--- Set task ---
Copy from the first line below down to and including the line with "import plotly.graph_objects as go". Skip the pictures.

— Start Dataset excerpt —

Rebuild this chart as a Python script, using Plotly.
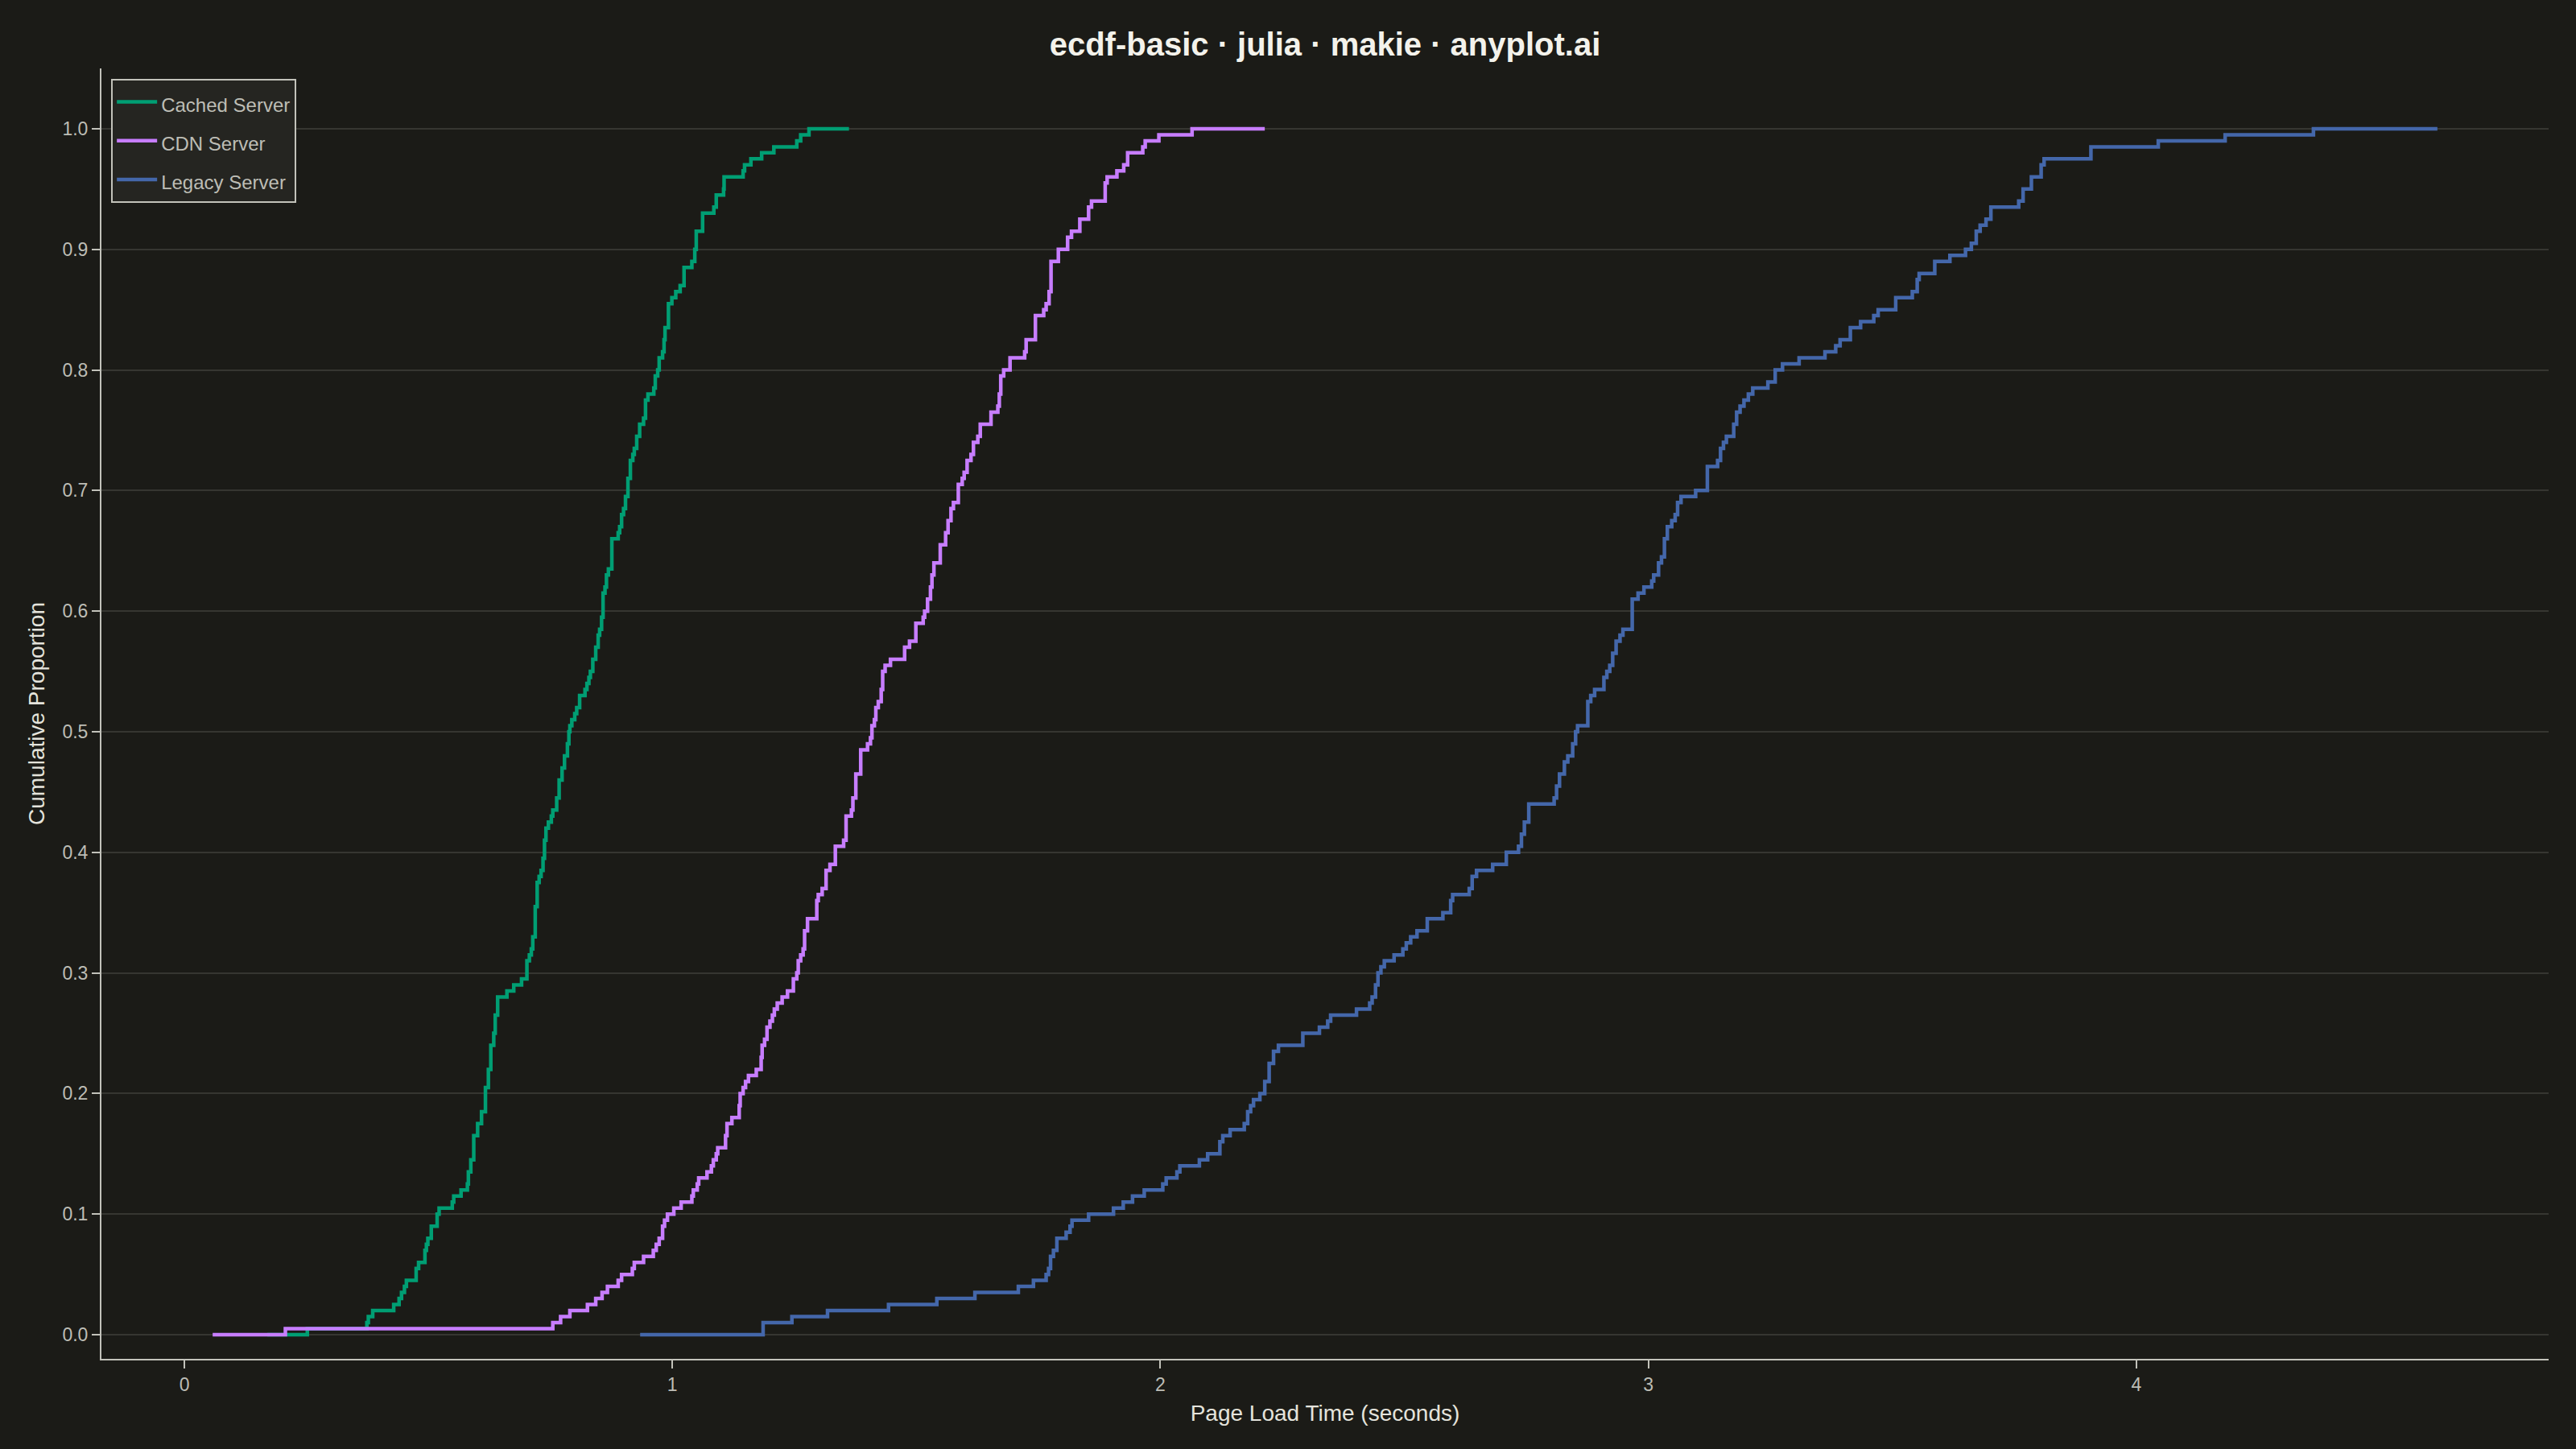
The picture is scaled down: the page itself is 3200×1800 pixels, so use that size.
import plotly.graph_objects as go

# ---------------- data (ECDF step vertices) ----------------
series_names = ["Cached Server", "CDN Server", "Legacy Server"]
series_colors = ["#009E73", "#C77DFF", "#4467AA"]

# Page load time (s) at which each step occurs, and the cumulative proportion after it
cached_x = [0.170, 0.252, 0.374, 0.377, 0.386, 0.429, 0.440, 0.445, 0.451, 0.455,
            0.475, 0.480, 0.493, 0.496, 0.499, 0.506, 0.518, 0.522, 0.549, 0.552,
            0.567, 0.580, 0.582, 0.587, 0.593, 0.601, 0.609, 0.617, 0.623, 0.628,
            0.634, 0.637, 0.642, 0.661, 0.675, 0.691, 0.702, 0.707, 0.711, 0.714,
            0.719, 0.723, 0.727, 0.731, 0.735, 0.738, 0.741, 0.746, 0.752, 0.755,
            0.763, 0.768, 0.774, 0.779, 0.785, 0.788, 0.790, 0.794, 0.800, 0.804,
            0.810, 0.821, 0.825, 0.829, 0.832, 0.837, 0.843, 0.848, 0.851, 0.855,
            0.858, 0.862, 0.865, 0.869, 0.876, 0.889, 0.892, 0.896, 0.900, 0.904,
            0.909, 0.914, 0.919, 0.922, 0.927, 0.933, 0.941, 0.945, 0.950, 0.962,
            0.965, 0.970, 0.973, 0.980, 0.983, 0.985, 0.992, 0.999, 1.007, 1.016,
            1.024, 1.040, 1.046, 1.049, 1.062, 1.085, 1.090, 1.105, 1.106, 1.145,
            1.148, 1.161, 1.183, 1.208, 1.255, 1.263, 1.280, 1.362]
cached_y = [0.000, 0.005, 0.010, 0.015, 0.020, 0.025, 0.030, 0.035, 0.040, 0.045,
            0.055, 0.060, 0.070, 0.075, 0.080, 0.090, 0.100, 0.105, 0.110, 0.115,
            0.120, 0.125, 0.135, 0.145, 0.165, 0.175, 0.185, 0.205, 0.220, 0.240,
            0.250, 0.265, 0.280, 0.285, 0.290, 0.295, 0.310, 0.315, 0.320, 0.330,
            0.355, 0.375, 0.380, 0.385, 0.395, 0.410, 0.420, 0.425, 0.430, 0.435,
            0.445, 0.460, 0.470, 0.480, 0.490, 0.500, 0.505, 0.510, 0.515, 0.520,
            0.530, 0.535, 0.540, 0.545, 0.550, 0.560, 0.570, 0.580, 0.585, 0.595,
            0.615, 0.620, 0.630, 0.635, 0.660, 0.665, 0.670, 0.680, 0.685, 0.695,
            0.710, 0.725, 0.730, 0.735, 0.745, 0.755, 0.760, 0.775, 0.780, 0.785,
            0.795, 0.800, 0.810, 0.815, 0.825, 0.835, 0.855, 0.860, 0.865, 0.870,
            0.885, 0.890, 0.900, 0.915, 0.930, 0.935, 0.945, 0.950, 0.960, 0.965,
            0.970, 0.975, 0.980, 0.985, 0.990, 0.995, 1.000, 1.000]

cdn_x = [0.058, 0.207, 0.755, 0.771, 0.790, 0.826, 0.843, 0.856, 0.867, 0.889,
         0.896, 0.918, 0.922, 0.941, 0.961, 0.967, 0.973, 0.980, 0.984, 0.990,
         1.003, 1.018, 1.040, 1.043, 1.051, 1.054, 1.071, 1.080, 1.084, 1.090,
         1.093, 1.109, 1.112, 1.122, 1.137, 1.139, 1.145, 1.150, 1.156, 1.172,
         1.182, 1.184, 1.189, 1.194, 1.200, 1.205, 1.209, 1.215, 1.225, 1.236,
         1.248, 1.255, 1.258, 1.263, 1.268, 1.271, 1.277, 1.296, 1.299, 1.307,
         1.315, 1.323, 1.334, 1.351, 1.356, 1.367, 1.370, 1.376, 1.386, 1.400,
         1.406, 1.409, 1.414, 1.417, 1.422, 1.428, 1.431, 1.436, 1.447, 1.476,
         1.486, 1.499, 1.514, 1.517, 1.523, 1.529, 1.532, 1.536, 1.549, 1.560,
         1.565, 1.571, 1.576, 1.586, 1.594, 1.598, 1.604, 1.612, 1.617, 1.626,
         1.631, 1.653, 1.667, 1.670, 1.673, 1.679, 1.692, 1.722, 1.725, 1.744,
         1.761, 1.766, 1.772, 1.776, 1.791, 1.810, 1.818, 1.835, 1.853, 1.859,
         1.887, 1.891, 1.911, 1.925, 1.933, 1.964, 1.969, 1.997, 2.065, 2.214]
cdn_y = [0.000, 0.005, 0.010, 0.015, 0.020, 0.025, 0.030, 0.035, 0.040, 0.045,
         0.050, 0.055, 0.060, 0.065, 0.070, 0.075, 0.080, 0.090, 0.095, 0.100,
         0.105, 0.110, 0.115, 0.120, 0.125, 0.130, 0.135, 0.140, 0.145, 0.150,
         0.155, 0.165, 0.175, 0.180, 0.190, 0.200, 0.205, 0.210, 0.215, 0.220,
         0.230, 0.240, 0.245, 0.255, 0.260, 0.265, 0.270, 0.275, 0.280, 0.285,
         0.295, 0.300, 0.310, 0.315, 0.320, 0.335, 0.345, 0.360, 0.365, 0.370,
         0.385, 0.390, 0.405, 0.410, 0.430, 0.435, 0.445, 0.465, 0.485, 0.490,
         0.495, 0.505, 0.510, 0.520, 0.525, 0.535, 0.550, 0.555, 0.560, 0.570,
         0.575, 0.590, 0.595, 0.600, 0.610, 0.620, 0.630, 0.640, 0.655, 0.665,
         0.675, 0.685, 0.690, 0.705, 0.710, 0.715, 0.725, 0.730, 0.740, 0.745,
         0.755, 0.765, 0.770, 0.780, 0.795, 0.800, 0.810, 0.815, 0.825, 0.845,
         0.850, 0.855, 0.865, 0.890, 0.900, 0.910, 0.915, 0.925, 0.935, 0.940,
         0.955, 0.960, 0.965, 0.970, 0.980, 0.985, 0.990, 0.995, 1.000, 1.000]

legacy_x = [0.934, 1.186, 1.245, 1.318, 1.443, 1.542, 1.620, 1.709, 1.740, 1.766,
            1.771, 1.775, 1.781, 1.788, 1.807, 1.815, 1.819, 1.853, 1.904, 1.924,
            1.943, 1.967, 2.005, 2.012, 2.034, 2.040, 2.080, 2.097, 2.122, 2.128,
            2.143, 2.172, 2.179, 2.185, 2.191, 2.204, 2.214, 2.223, 2.232, 2.242,
            2.292, 2.326, 2.343, 2.349, 2.402, 2.429, 2.434, 2.441, 2.446, 2.452,
            2.459, 2.479, 2.497, 2.504, 2.513, 2.526, 2.547, 2.579, 2.595, 2.599,
            2.633, 2.639, 2.648, 2.681, 2.709, 2.734, 2.740, 2.746, 2.755, 2.807,
            2.812, 2.818, 2.828, 2.835, 2.845, 2.851, 2.855, 2.876, 2.882, 2.890,
            2.909, 2.915, 2.921, 2.927, 2.934, 2.942, 2.948, 2.967, 2.979, 2.991,
            3.007, 3.011, 3.021, 3.027, 3.033, 3.039, 3.048, 3.055, 3.060, 3.067,
            3.097, 3.121, 3.142, 3.148, 3.154, 3.160, 3.175, 3.181, 3.188, 3.196,
            3.205, 3.214, 3.245, 3.260, 3.275, 3.309, 3.362, 3.384, 3.393, 3.414,
            3.435, 3.462, 3.471, 3.507, 3.541, 3.551, 3.555, 3.587, 3.618, 3.650,
            3.662, 3.672, 3.680, 3.692, 3.702, 3.759, 3.768, 3.785, 3.805, 3.811,
            3.907, 4.045, 4.182, 4.363, 4.617]
legacy_y = [0.000, 0.010, 0.015, 0.020, 0.025, 0.030, 0.035, 0.040, 0.045, 0.050,
            0.055, 0.065, 0.070, 0.080, 0.085, 0.090, 0.095, 0.100, 0.105, 0.110,
            0.115, 0.120, 0.125, 0.130, 0.135, 0.140, 0.145, 0.150, 0.160, 0.165,
            0.170, 0.175, 0.185, 0.190, 0.195, 0.200, 0.210, 0.225, 0.235, 0.240,
            0.250, 0.255, 0.260, 0.265, 0.270, 0.275, 0.280, 0.290, 0.300, 0.305,
            0.310, 0.315, 0.320, 0.325, 0.330, 0.335, 0.345, 0.350, 0.360, 0.365,
            0.370, 0.380, 0.385, 0.390, 0.400, 0.405, 0.415, 0.425, 0.440, 0.445,
            0.455, 0.465, 0.475, 0.480, 0.490, 0.500, 0.505, 0.525, 0.530, 0.535,
            0.545, 0.550, 0.555, 0.565, 0.575, 0.580, 0.585, 0.610, 0.615, 0.620,
            0.625, 0.630, 0.640, 0.645, 0.660, 0.670, 0.675, 0.680, 0.690, 0.695,
            0.700, 0.720, 0.725, 0.735, 0.740, 0.745, 0.755, 0.765, 0.770, 0.775,
            0.780, 0.785, 0.790, 0.800, 0.805, 0.810, 0.815, 0.820, 0.825, 0.835,
            0.840, 0.845, 0.850, 0.860, 0.865, 0.875, 0.880, 0.890, 0.895, 0.900,
            0.905, 0.915, 0.920, 0.925, 0.935, 0.940, 0.950, 0.960, 0.970, 0.975,
            0.985, 0.990, 0.995, 1.000, 1.000]

x_ticks = [0, 1, 2, 3, 4]
y_ticks = [0.0, 0.1, 0.2, 0.3, 0.4, 0.5, 0.6, 0.7, 0.8, 0.9, 1.0]

title_text = "ecdf-basic · julia · makie · anyplot.ai"
x_label = "Page Load Time (seconds)"
y_label = "Cumulative Proportion"

# ---------------- styling ----------------
BG = "#1B1B17"
GRID = "#363631"
AXIS = "#C2C2BA"
TICK_TXT = "#BDBDB5"
LABEL_TXT = "#E4E3DC"
TITLE_TXT = "#F3F2EB"
FONT = "Liberation Sans, Arial, Helvetica, sans-serif"

xs = [cached_x, cdn_x, legacy_x]
ys = [cached_y, cdn_y, legacy_y]

fig = go.Figure()
for name, color, x, y in zip(series_names, series_colors, xs, ys):
    fig.add_trace(go.Scatter(
        x=x, y=y, mode="lines",
        name=f'<span style="font-size:24px">{name}</span>',
        legendgroup=name,
        line=dict(color=color, width=4.5, shape="hv"),
        hoverinfo="skip",
    ))

all_x = cached_x + cdn_x + legacy_x
x_lo, x_hi = min(all_x), max(all_x)
pad = 0.05 * (x_hi - x_lo)

fig.update_layout(
    width=3200, height=1800,
    paper_bgcolor=BG, plot_bgcolor=BG,
    margin=dict(l=126, r=34, t=85, b=112, pad=0),
    font=dict(family=FONT, color=TICK_TXT, size=23),
    title=dict(
        text=title_text, x=0.5, xref="paper", xanchor="center",
        y=1 - 55 / 1800, yref="container", yanchor="middle",
        font=dict(family=FONT, size=40, color=TITLE_TXT, weight="bold"),
    ),
    showlegend=True,
    legend=dict(
        x=0.004, y=0.992, xref="paper", yref="paper",
        xanchor="left", yanchor="top",
        bgcolor="#252521", bordercolor=AXIS, borderwidth=2,
        font=dict(family=FONT, size=31, color="#BDBDB5"),
        traceorder="grouped", tracegroupgap=5,
        itemwidth=50,
    ),
    xaxis=dict(
        range=[x_lo - pad, x_hi + pad],
        tickmode="array", tickvals=x_ticks, ticktext=[str(t) for t in x_ticks],
        showgrid=False, zeroline=False,
        showline=True, linecolor=AXIS, linewidth=2, mirror=False,
        ticks="outside", ticklen=10, tickwidth=2, tickcolor=AXIS,
        tickfont=dict(family=FONT, size=23, color=TICK_TXT),
        title=dict(text=x_label, standoff=14,
                   font=dict(family=FONT, size=28, color=LABEL_TXT)),
    ),
    yaxis=dict(
        range=[-0.02, 1.05],
        tickmode="array", tickvals=y_ticks, ticktext=[f"{t:.1f}" for t in y_ticks],
        showgrid=True, gridcolor=GRID, gridwidth=2,
        zeroline=False,
        showline=True, linecolor=AXIS, linewidth=2, mirror=False,
        ticks="outside", ticklen=10, tickwidth=2, tickcolor=AXIS,
        tickfont=dict(family=FONT, size=23, color=TICK_TXT),
        title=dict(text=y_label, standoff=14,
                   font=dict(family=FONT, size=28, color=LABEL_TXT)),
    ),
)

fig.write_html(
    "out.html",
    include_plotlyjs=True,
    config={"displayModeBar": False, "responsive": False},
    post_script="document.body.style.margin='0';document.body.style.overflow='hidden';",
)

— End Dataset excerpt —

--- Exercise output ---
Rebuild this chart as a Python script, using Plotly.
The picture is scaled down: the page itself is 3200×1800 pixels, so use that size.
import plotly.graph_objects as go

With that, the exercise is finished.